N.Y. Banking Law 7005 – Vacancies and newly created directorships
§ 7005. Vacancies and newly created directorships. 1. In the case of banks and trust companies, stock-form savings banks, and stock-form savings and loan associations:
Terms Used In N.Y. Banking Law 7005
- board: means "board of directors". See N.Y. Banking Law 1001
- Corporation: A legal entity owned by the holders of shares of stock that have been issued, and that can own, receive, and transfer property, and carry on business in its own name.
- Corporation: means and includes all banks, trust companies, safe deposit companies, investment companies, mutual trust investment companies, and, to the extent not provided otherwise under any regulation of the superintendent of financial services promulgated pursuant to the provisions of section fourteen-e of this chapter, stock-form savings banks and stock-form savings and loan associations. See N.Y. Banking Law 1001
- Director: means any member of the governing board of a corporation, whether designated as director, trustee, manager, governor, or by any other title. See N.Y. Banking Law 1001
- entire board: means the total number of directors which a corporation would have if there were no vacancies. See N.Y. Banking Law 7002
- Office: means in the case of a bank or trust company its principal office, in the case of a safe deposit company, investment company or mutual trust investment company, its principal place of business and in the case of a foreign corporation the place of business designated in its license or its authorization pursuant to article five-C of this chapter, as the case may be, for the oldest agency or branch in this state of such foreign corporation. See N.Y. Banking Law 1001
- Organization certificate: includes (a) the original organization certificate or any other instrument filed or issued under any statute to form a corporation or foreign corporation, as amended, supplemented or restated by certificates of amendment, merger or consolidation or other certificates or instruments filed or issued under any statute; or (b) a special act or charter creating a corporation or foreign corporation, as amended, supplemented or restated by special acts or by certificates of amendment, merger or consolidation or other certificates or instruments filed or issued under any statute. See N.Y. Banking Law 1001
- Oversight: Committee review of the activities of a Federal agency or program.

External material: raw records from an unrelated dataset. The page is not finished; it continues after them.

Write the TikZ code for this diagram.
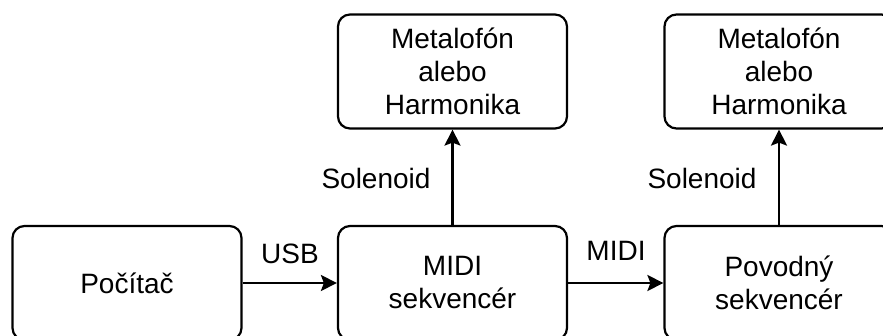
\documentclass[tikz,border=0pt]{standalone}
\usepackage{fontspec}
\setmainfont{Liberation Sans}
\usetikzlibrary{arrows.meta}
\begin{document}
\begin{tikzpicture}[x=1pt,y=-1pt,
  blockbox/.style={draw=black, line width=2.2pt, rounded corners=12pt,
    minimum width=229pt, minimum height=114pt, inner sep=0pt,
    align=center, font=\fontsize{28}{33}\selectfont},
  lbl/.style={font=\fontsize{28}{33}\selectfont, inner sep=0pt},
  conn/.style={line width=2.2pt, -{Stealth[length=16pt,width=16pt,inset=3pt]}}]
  \useasboundingbox (0,0) rectangle (883,336);
  \clip (0,0) rectangle (883,336);

  % lower row
  \node[blockbox] (pc)   at (127,283)   {Počítač};
  \node[blockbox] (midi) at (452.5,283) {MIDI\\sekvencér};
  \node[blockbox] (pov)  at (779,283)   {Povodný\\sekvencér};

  % upper row
  \node[blockbox] (inst1) at (452.5,71.5) {Metalofón\\alebo\\Harmonika};
  \node[blockbox] (inst2) at (779,71.5)   {Metalofón\\alebo\\Harmonika};

  % connectors
  \draw[conn] (pc) -- (midi);
  \draw[conn] (midi) -- (pov);
  \draw[conn] (midi) -- (inst1);
  \draw[conn] (pov) -- (inst2);

  % connector labels
  \node[lbl] (usb)  at (290,254) {USB};
  \node[lbl] (mid)  at (616,251) {MIDI};
  \node[lbl] (sol1) at (376,178) {Solenoid};
  \node[lbl] (sol2) at (702,178) {Solenoid};
\end{tikzpicture}
\end{document}
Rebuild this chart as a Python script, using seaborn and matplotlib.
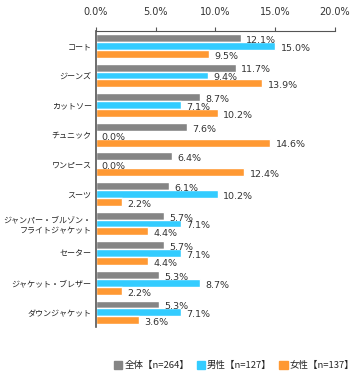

- Quorum: The number of legislators that must be present to do business.
(a) The persons named in the organization certificate as the first board may elect such additional number of directors as is provided for by the organization certificate.
(b) All vacancies in the office of director, including newly created directorships resulting from an increase in the number of directors, shall be filled by election by the stockholders except as hereinafter provided in this paragraph. Vacancies not exceeding one-third of the entire board may be filled by the affirmative vote of a majority of the directors then in office, and the directors so elected shall hold office for the balance of the unexpired term; provided, however, the superintendent shall have the power to determine by regulation the conditions under which vacancies in the office of director may be left unfilled until the next annual election. Such regulations shall specify the maximum number of vacancies which may be left unfilled with the superintendent's permission, and shall require the superintendent, in granting such permission, to take into account (i) whether such banking organization is subject to adequate supervisory oversight by a bank holding company (as defined in section one hundred thirty or one hundred forty-one of this chapter), parent bank, or similar entity, (ii) the financial condition of such banking organization, (iii) whether it holds insured deposits, and (iv) the provisions of section ten of this chapter.
(c) Each vacancy, including newly created but unfilled directorships resulting from an increase in the number of directors, in the office of director and each reduction in the number of directors shall be reported to the superintendent within ten days after such vacancy occurs or such reduction is effected. Each election by the board to fill any such vacancy shall be likewise reported together with the name, address and occupation of the person so elected.
2. In the case of corporations other than banks and trust companies, stock-form savings banks, and stock-form savings and loan associations:
(a) Newly created directorships resulting from an increase in the number of directors and vacancies occurring in the board for any reason except the removal of directors without cause may be filled by vote of a majority of the directors then in office, although less than a quorum exists, unless the organization certificate or the by-laws provide that such newly created directorships or vacancies shall be filled by vote of the stockholders.
(b) Unless the organization certificate or the specific provisions of a by-law adopted by the stockholders provide that the board shall fill vacancies occurring in the board by reason of the removal of directors without cause, such vacancies may be filled only by vote of the stockholders.
(c) A director elected to fill a vacancy shall be elected to hold office for the unexpired term of his predecessor.
(d) Vacancies in its board occasioned by resignations, deaths or other causes, including newly created but unfilled directorships resulting from an increase in the number of directors, shall be reported by each corporation to the superintendent within ten days after the event; and the corporation shall likewise report each election by the board to fill such vacancy with the name, address and occupation of the person elected and the name of the person whose place he has been elected to fill.